The US second quarter GDP saw growth contracting by 32.9% which was the sharpest quarterly decline on record since data were made available in 1947. The previous record was a 10% decline in 1Q 1958.
The worst of the 2Q contraction was in April when economic activities ground to a halt as lockdown measures to contain the coronavirus (COVID-19) from social distancing, travel restrictions, “stay-home orders” and border closures exacted a heavy toll. Private consumption expenditure bore the brunt of the drastic decline while the dips in business and residential investments added to the shrinkage. Business spending had plummeted at a faster decline of -27% from - 6.7% in 1Q. Residential investments also dived by -38.7% in 2Q after three strong quarters of growth.
The positives were from government fiscal stimulus and net exports which helped cushion the 2Q growth destruction. The biggest contributor to seasonally adjusted annualized rate (SAAR) GDP or headline GDP had come from federal spending which surged 39.7% as government pandemic assistance payments were distributed to households and businesses. Net exports of goods and services added 0.68 percentage points to the change in headline GDP even though exports fell 64.1%. The positive contribution was due to the bigger offset from imports which recorded a smaller decline (-53.4%) versus that of exports.
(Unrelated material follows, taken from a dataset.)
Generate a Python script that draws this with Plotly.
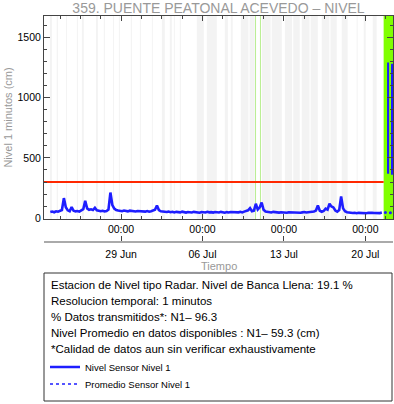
import plotly.graph_objects as go
import pandas as pd

# ---------------- data ----------------
TITLE = "359. PUENTE PEATONAL ACEVEDO – NIVEL"
Y_TITLE = "Nivel 1 minutos (cm)"
X_TITLE = "Tiempo"
BASE = pd.Timestamp("2024-06-29 00:00")
X_START = "2024-06-22 09:00"
X_END = "2024-07-22 09:00"

level_start = "2024-06-22 22:00"
level_step = "4h"
level_values = [
    52, 56, 50, 58, 54, 60, 68, 167, 92, 66, 58, 93,
    62, 57, 60, 55, 62, 75, 145, 82, 70, 74, 68, 87,
    66, 60, 58, 62, 56, 60, 72, 213, 110, 80, 68, 64,
    62, 58, 64, 60, 57, 63, 59, 61, 56, 60, 58, 62,
    57, 55, 60, 54, 58, 62, 70, 106, 68, 58, 54, 56,
    52, 55, 50, 54, 48, 53, 51, 49, 55, 50, 47, 52,
    50, 48, 53, 49, 51, 46, 52, 50, 48, 54, 49, 51,
    47, 52, 50, 48, 53, 49, 46, 51, 48, 52, 50, 47,
    51, 49, 53, 48, 55, 60, 66, 84, 58, 62, 120, 72,
    90, 131, 70, 56, 52, 50, 48, 53, 49, 51, 47, 50,
    48, 52, 46, 50, 49, 47, 51, 48, 50, 46, 49, 52,
    48, 50, 47, 51, 56, 64, 106, 62, 54, 60, 80, 72,
    120, 98, 90, 64, 55, 68, 180, 82, 58, 50, 47, 45,
    44, 46, 42, 45, 43, 47, 44, 42, 46, 43, 45, 44,
    42, 46, 43, 47,
]

end_times = ["2024-07-21 22:40", "2024-07-21 22:50", "2024-07-21 23:00", None,
             "2024-07-22 06:50", "2024-07-22 07:00", "2024-07-22 07:10"]
end_values = [370, 1290, 368, None, 362, 1280, 360]
dot_times = ["2024-07-21 17:20", "2024-07-22 03:36"]
dot_values = [48, 46]

bankfull_level = 300

# missing-data bands (days from 29 Jun 00:00)
gap_start_days = [-6.12, -5.53, -4.74, -3.80, -3.37, -2.16, -1.48, -0.70, -0.19, 0.84,
                  1.62, 2.65, 3.51, 4.19, 4.54, 5.05, 6.51, 7.37, 8.92, 9.43,
                  10.29, 11.05, 12.10, 12.95, 14.08, 14.80, 15.53, 16.30, 17.25, 18.00,
                  18.97, 20.25, 20.86, 21.63]
gap_end_days = [-5.95, -5.43, -4.66, -3.71, -3.20, -1.99, -1.39, -0.62, -0.10, 0.93,
                1.70, 2.73, 3.76, 4.36, 4.62, 5.14, 7.11, 8.23, 9.18, 9.60,
                10.95, 11.49, 12.85, 13.82, 14.70, 15.36, 16.20, 16.91, 17.90, 18.54,
                19.48, 20.34, 21.03, 21.97]
marker_line_days = [11.56, 11.98]
recent_start_days = 22.57

info_lines = [
    "Estacion de Nivel tipo Radar. Nivel de Banca Llena: 19.1 %",
    "Resolucion temporal: 1 minutos",
    "% Datos transmitidos*: N1– 96.3",
    "Nivel Promedio en datos disponibles : N1– 59.3 (cm)",
    "*Calidad de datos aun sin verificar exhaustivamente",
]
legend_names = ["Nivel Sensor Nivel 1", "Promedio Sensor Nivel 1"]

# ---------------- figure ----------------
W, H = 394, 404
ML, MR, MT, MB = 44, 1, 16, 0
PH = H - MT - MB


def py(p):  # pixel row -> paper y
    return (H - p) / PH


def px(p):  # pixel column -> paper x
    return (p - ML) / (W - ML - MR)


def day(d):
    return BASE + pd.to_timedelta(d, unit="D")


FONT = "Liberation Sans, Arial, sans-serif"
BLUE = "rgb(30,30,255)"

level_times = pd.date_range(level_start, periods=len(level_values), freq=level_step)

fig = go.Figure()
fig.add_trace(go.Scatter(x=level_times, y=level_values, mode="lines",
                         line=dict(color=BLUE, width=2.6), name=legend_names[0],
                         legend="legend"))
# legend-only entry for the average (not visible in the plot area)
fig.add_trace(go.Scatter(x=[None], y=[None], mode="lines",
                         line=dict(color=BLUE, width=1.5, dash="dot"),
                         name=legend_names[1], legend="legend2"))
fig.add_trace(go.Scatter(x=[X_START, day(recent_start_days)], y=[bankfull_level] * 2,
                         mode="lines", line=dict(color="rgb(255,40,0)", width=2),
                         showlegend=False))
fig.add_trace(go.Scatter(x=end_times, y=end_values, mode="lines",
                         line=dict(color=BLUE, width=2), showlegend=False, connectgaps=False))
fig.add_trace(go.Scatter(x=dot_times, y=dot_values, mode="markers",
                         marker=dict(color=BLUE, size=3), showlegend=False))

shapes = []
for s, e in zip(gap_start_days, gap_end_days):
    shapes.append(dict(type="rect", xref="x", yref="y domain", x0=day(s), x1=day(e),
                       y0=0, y1=1, fillcolor="#f3f3f3", line=dict(width=0), layer="below"))
for d in marker_line_days:
    shapes.append(dict(type="line", xref="x", yref="y domain", x0=day(d), x1=day(d),
                       y0=0, y1=1, line=dict(color="#b8ee90", width=1), layer="below"))
shapes.append(dict(type="rect", xref="x", yref="y domain", x0=day(recent_start_days), x1=X_END,
                   y0=0, y1=1, fillcolor="#80ff00", line=dict(width=0), layer="below"))
# info box
shapes.append(dict(type="rect", xref="paper", yref="paper", x0=px(44), x1=px(392),
                   y0=py(401), y1=py(273), line=dict(color="#333333", width=1)))

annotations = []
for i, t in enumerate(info_lines):
    annotations.append(dict(text=t, xref="paper", yref="paper", x=px(49), y=py(285 + 16 * i),
                            xanchor="left", yanchor="middle", showarrow=False,
                            font=dict(family=FONT, size=11.5, color="black")))
# x-axis title, sitting close under the date row
annotations.append(dict(text=X_TITLE, xref="paper", yref="paper", x=px(219), y=py(266),
                        xanchor="center", yanchor="middle", showarrow=False,
                        font=dict(family=FONT, size=11, color="#999999")))

axis_common = dict(showgrid=False, zeroline=False)
date_ticks = dict(tick0="2024-06-29", dtick=7 * 86400000)
legend_common = dict(xanchor="left", yanchor="middle", bgcolor="rgba(0,0,0,0)", borderwidth=0,
                     font=dict(family=FONT, size=9.5, color="black"))
fig.update_layout(
    width=W, height=H,
    margin=dict(l=ML, r=MR, t=MT, b=MB, autoexpand=False),
    paper_bgcolor="white", plot_bgcolor="white",
    font=dict(family=FONT, color="black"),
    title=dict(text=TITLE, xref="container", x=218.5 / W, xanchor="center",
               yref="container", y=1 - 8 / H, yanchor="middle",
               font=dict(family=FONT, size=14, color="#999999")),
    xaxis=dict(type="date", range=[X_START, X_END], autorange=False, domain=[0, 1], anchor="y",
               showline=True, linecolor="#444444", linewidth=1, mirror="ticks",
               ticks="inside", ticklen=5, tickcolor="#444444", tickformat="%H:%M",
               tickfont=dict(size=10.5, color="black"), ticklabelstandoff=0,
               minor=dict(ticks="inside", ticklen=3, tickcolor="#444444",
                          tick0="2024-06-29", dtick=42 * 3600000),
               **date_ticks, **axis_common),
    xaxis2=dict(type="date", range=[X_START, X_END], autorange=False, overlaying="x",
                anchor="free", position=py(242), domain=[0, 1],
                side="bottom", showline=True, linecolor="#aaaaaa", linewidth=2,
                ticks="inside", ticklen=5, tickcolor="#444444", tickformat="%d %b",
                tickfont=dict(size=10.5, color="black"), ticklabelstandoff=2,
                **date_ticks, **axis_common),
    yaxis=dict(domain=[py(219), 1], range=[-6, 1675], autorange=False, anchor="x",
               showline=True, linecolor="#444444", linewidth=1, mirror="ticks",
               ticks="inside", ticklen=6, tickcolor="#444444", tick0=0, dtick=500,
               tickfont=dict(size=10.5, color="black"),
               minor=dict(ticks="inside", ticklen=3, tickcolor="#444444", dtick=100),
               title=dict(text=Y_TITLE, font=dict(size=11, color="#999999"), standoff=2),
               **axis_common),
    showlegend=True,
    legend=dict(x=px(45), y=py(367), **legend_common),
    legend2=dict(x=px(45), y=py(384), **legend_common),
    shapes=shapes,
    annotations=annotations,
)

# dummy trace to activate xaxis2
fig.add_trace(go.Scatter(x=[X_START, X_END], y=[None, None], xaxis="x2", yaxis="y",
                         showlegend=False, hoverinfo="skip"))

fig.write_html("out.html", config={"displayModeBar": False},
               post_script="document.body.style.margin='0';")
US manufacturing entered the third quarter on a firmer footing as the Institute for Supply Management’s (ISM) manufacturing Purchasing Managers' Index (PMI) rose to 54.2 for July, up from 52.6 in June. A reading above 50 means overall expansion in activity and conversely, a below 50 points to an overall contraction in activity. This was the strongest reading since March 2019 and marked two straight months of expansion.
But while the employment measure edged higher, it was still below the 50 mark at 44.3 (from 42.1 in June; pandemic low was at 27.5 in April) suggesting that the improvements in production and orders at 61.5 in July are not generating more jobs.
If the pandemic continues at its current pace or even worsens, it may potentially mean a repeat of some of the draconian measures to contain it which will further dent the labor market. The US had lost a staggering 22.16 million jobs in March and April. Even with the sterling gains for May and June, total non-farm employment is still 14.7 million or 9.6% lower than in February. The COVID-19 situation could derail any near-term jobs recovery and hence consumer spending especially for in 3Q if there is no fiscal assistance as the $600 in additional weekly jobless benefits had expired on 31 July, which by some estimates add up to U$18 billion a week.
While we are still projecting a resumption of quarter-on-quarter growth in 2H 2020 on the assumption that the COVID-19 situation will improve or be partly under control by 3Q, any 2H rebound (+12.1% in 3Q and 7.4% in 4Q) will not offset the 1H contraction. Our full-year forecast is for the US GDP to contract by 5.8% vs +2.2% in 2019, which is more optimistic than the Fed forecast of - 6.5% and the -8% from the International Monetary Fund (IMF) in June.